La première question dont la chambre eut ensuite à s’occuper fut celle de l’élection de Westminster. Fox y avait obtenu le plus grand nombre des suffrages ; mais, sous prétexte qu’il s’était élevé des doutes sur la légitimité des titres d’une partie des électeurs admis à voter, le bailli qui présidait l’élection, refusant de proclamer le candidat élu, avait fait commencer une enquête. Cette enquête ne pouvait manquer de durer au moins plusieurs mois. Un tel procédé, qu’on essayait de justifier par l’interprétation judaïque d’une législation très peu précise, était évidemment l’œuvre de la mauvaise foi ; en admettre le principe, c’était reconnaître aux magistrats chargés de diriger les opérations électorales le droit d’annuler de fait les choix qui leur déplaisaient, et de laisser sans représentans, pendant un espace de temps indéfini, les villes et les corporations hostiles au cabinet. L’opposition dénonça avec indignation une iniquité aussi révoltante : elle demanda que le bailli de Westminster fût sévèrement blâmé, et reçût l’ordre de proclamer, sans plus de retard, l’élection de Fox ; mais les esprits étaient encore trop animés, les passions trop ardentes, pour que la minorité pût espérer d’obtenir justice. La proposition, deux fois présentée, fut deux fois repoussée, en sorte que si l’illustre chef des whigs n’eût obtenu, en même temps que les suffrages de la capitale, ceux d’un bourg obscur, il se serait trouvé exclu du parlement. Le bailli, ainsi encouragé, continua lentement son enquête dérisoire. Neuf mois après, à l’ouverture de la session suivante, cette enquête était encore si peu avancée, qu’on ne pouvait même en prévoir le terme. La majorité eut honte enfin de tant de partialité, et elle se décida à recevoir Fox comme député de Westminster. Pitt se laissa entraîner, en cette circonstance, à partager les passions de son parti ; il défendit jusqu’à la fin avec une opiniâtreté rare la conduite du bailli, et s’exposa ainsi, sans nécessité, à un échec fâcheux.

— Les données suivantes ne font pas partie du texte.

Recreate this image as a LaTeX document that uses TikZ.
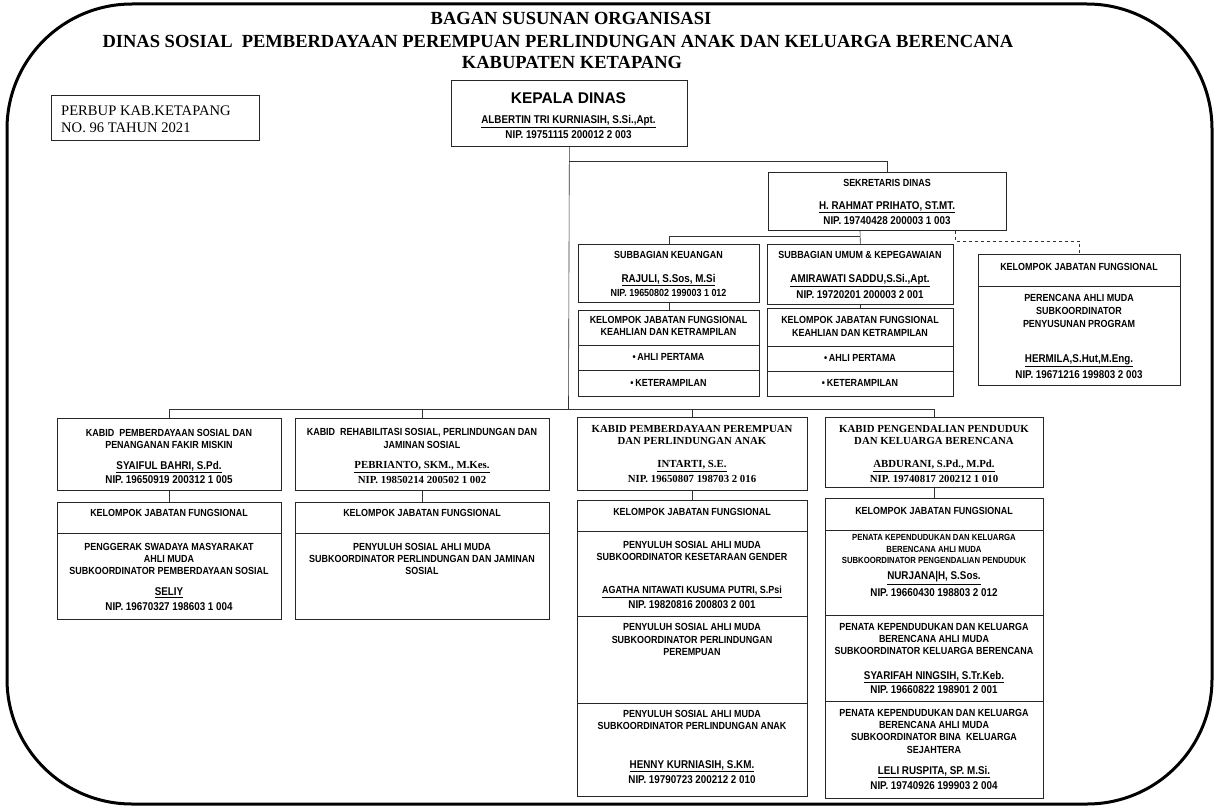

Bien qu’il ne fût plus possible de se faire illusion sur l’impuissance à laquelle l’opposition était réduite, Burke, dont l’opiniâtreté égalait le génie, eut l’étrange idée de proposer un projet de remontrance à adresser au roi contre la dissolution du dernier parlement. L’inopportunité de la proposition, l’étendue démesurée de cette remontrance, excitèrent l’hilarité de la chambre. Le projet de Burke fut écarté sans division.